I recenti eventi che hanno tragicamente colpito la regione Abruzzo hanno fatto riemergere la questione relativa alla valutazione della sicurezza in campo sismico delle opere esistenti o di nuova costruzione, sia pubbliche (o di interesse pubblico) sia private. Tale sicurezza, in particolare, va intesa nei riguardi del raggiungimento di condizioni di collasso, parziali o totali, dell’opera che possono determinare conseguenze in termini di perdita di vite umane.
Al riguardo, occorre evidenziare come negli ultimi anni – a partire dall’Ordinanza del Presidente del Consiglio dei Ministri n. 3274 emanata pochi mesi dopo l’evento sismico dell’ottobre 2002 – si sia assistito nel nostro Paese ad un importante fermento legislativo in materia di normativa tecnica culminato con la pubblicazione sulla Gazzetta Ufficiale del 4 febbraio 2008 del testo aggiornato delle “Norme Tecniche per le Costruzioni” (D.M. del 14 gennaio 2008).
Queste Norme presentano molti elementi di novità rispetto alle precedenti norme sismiche (D.M. del 16 gennaio 1996). Primo fra tutti il fatto che abbiano un’impostazione coerente con gli Eurocodici e che si ispirino ad un criterio “prestazionale” basato sulla razionalizzazione del modo con cui si ricerca la sicurezza di un’opera. Chiariscono, al riguardo, le norme, che «la sicurezza e le prestazioni di un’opera o di una parte di essa devono essere valutate in relazione agli stati limite che si possono verificare durante la vita nominale», intendendo per stato limite «la condizione superata la quale l’opera non soddisfa più le esigenze per le quali è stata progettata» (par. 2.1). Altro merito delle nuove norme è di indicare come le azioni sismiche di progetto, in base alle quali valutare il rispetto dei diversi stati limite considerati, debbano essere definite a partire dalla «pericolosità sismica di base» del sito di costruzione. In particolare, ai fini della definizione dell’azione sismica di progetto, «si rende necessario valutare l’effetto della risposta sismica locale mediante specifiche analisi […]. In assenza di tali analisi, per la definizione dell’azione sismica si può fare riferimento a un approccio semplificato, che si basa sull’individuazione di categorie di sottosuolo di riferimento» (par. 3.2.2).

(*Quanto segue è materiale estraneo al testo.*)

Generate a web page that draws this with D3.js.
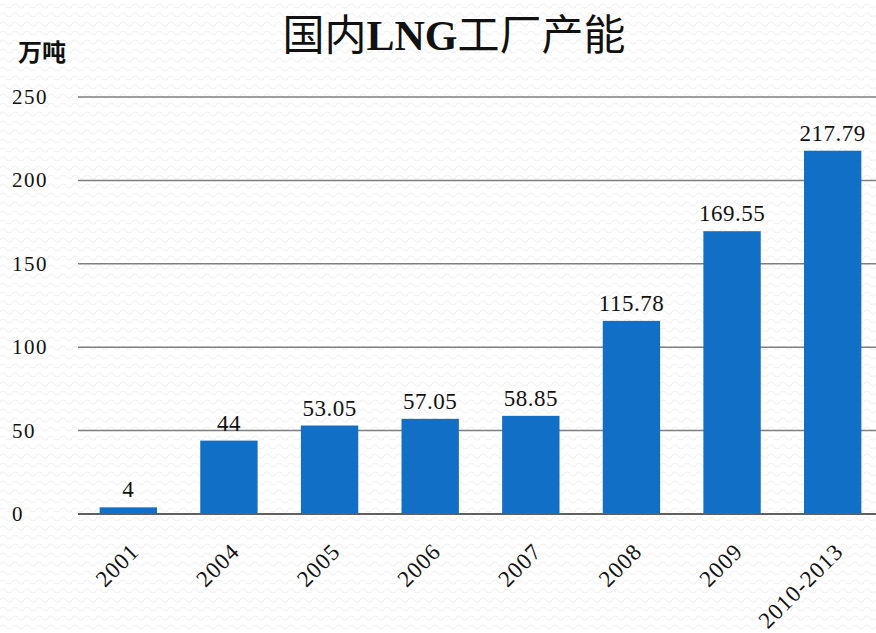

In linea generale, mentre con la precedente normativa il terremoto era considerato alla stregua di un evento che interessava direttamente le opere in elevazione e i cui effetti si risentivano nelle strutture di fondazione indipendentemente dalla natura del sottosuolo (a meno di non trovarsi in presenza di depositi alluvionali soprastanti terreni con caratteristiche meccaniche significativamente superiori), con la nuova normativa si tiene conto del fatto che, più realisticamente, il terremoto è un fenomeno che, primariamente, interessa le strutture di fondazione – secondo complessi fenomeni di interazione che dipendono anche dalle natura dei depositi costituenti il sottosuolo – e, successivamente, le opere in elevazione.
Un ultimo aspetto da evidenziare è legato al fatto che le nuove norme tecniche indicano con chiarezza che «è responsabilità del progettista la definizione del piano delle indagini, la caratterizzazione e la modellazione geotecnica» (par. 6.2.2) con riferimento ai terreni di fondazione. Il progettista, pertanto, non solo è responsabile della formulazione del programma di indagine, ma a lui è anche affidato il compito di individuare il modello geotecnico di sottosuolo partendo dalle caratteristiche generali delle opere in progetto, attraverso una scelta autonoma dei parametri geotecnici da fissare sulla base di dati oggettivi trasmessi dalle Imprese che eseguono le indagini e/o le prove di laboratorio. Questo aspetto è di assoluta rilevanza ai fini di un miglioramento del processo di qualità della progettazione, anche perché, ad oggi, non è raro che le indagini in sito e le prove geotecniche di laboratorio siano svolte senza consultare il progettista, attraverso programmi di indagine/sperimentali non inerenti al progetto (Scarpelli, 2009).
Dagli elementi evidenziati emerge che i progettisti che operano nel nostro Paese possono oggi contare su Norme Tecniche all’avanguardia che richiedono, quanto prima, di diventare obbligatorie. A tal riguardo, in data 8 aprile 2009, la Commissione Ambiente della Camera ha impegnato il Governo a rendere nel più breve tempo possibile obbligatoria l’applicazione del D.M. 14 gennaio 2008, abrogandone la proroga attualmente fissata al 30 giugno 2010.
Resta il fatto, a parere di chi scrive, che l’auspicata applicazione dei dettami delle nuove norme tecniche non può prescindere dalla contestuale attuazione di un processo educativo che renda le persone consapevoli del rischio a cui sono esposte e che si traduce, ultimamente, nel trasferimento ad esse di norme comportamentali.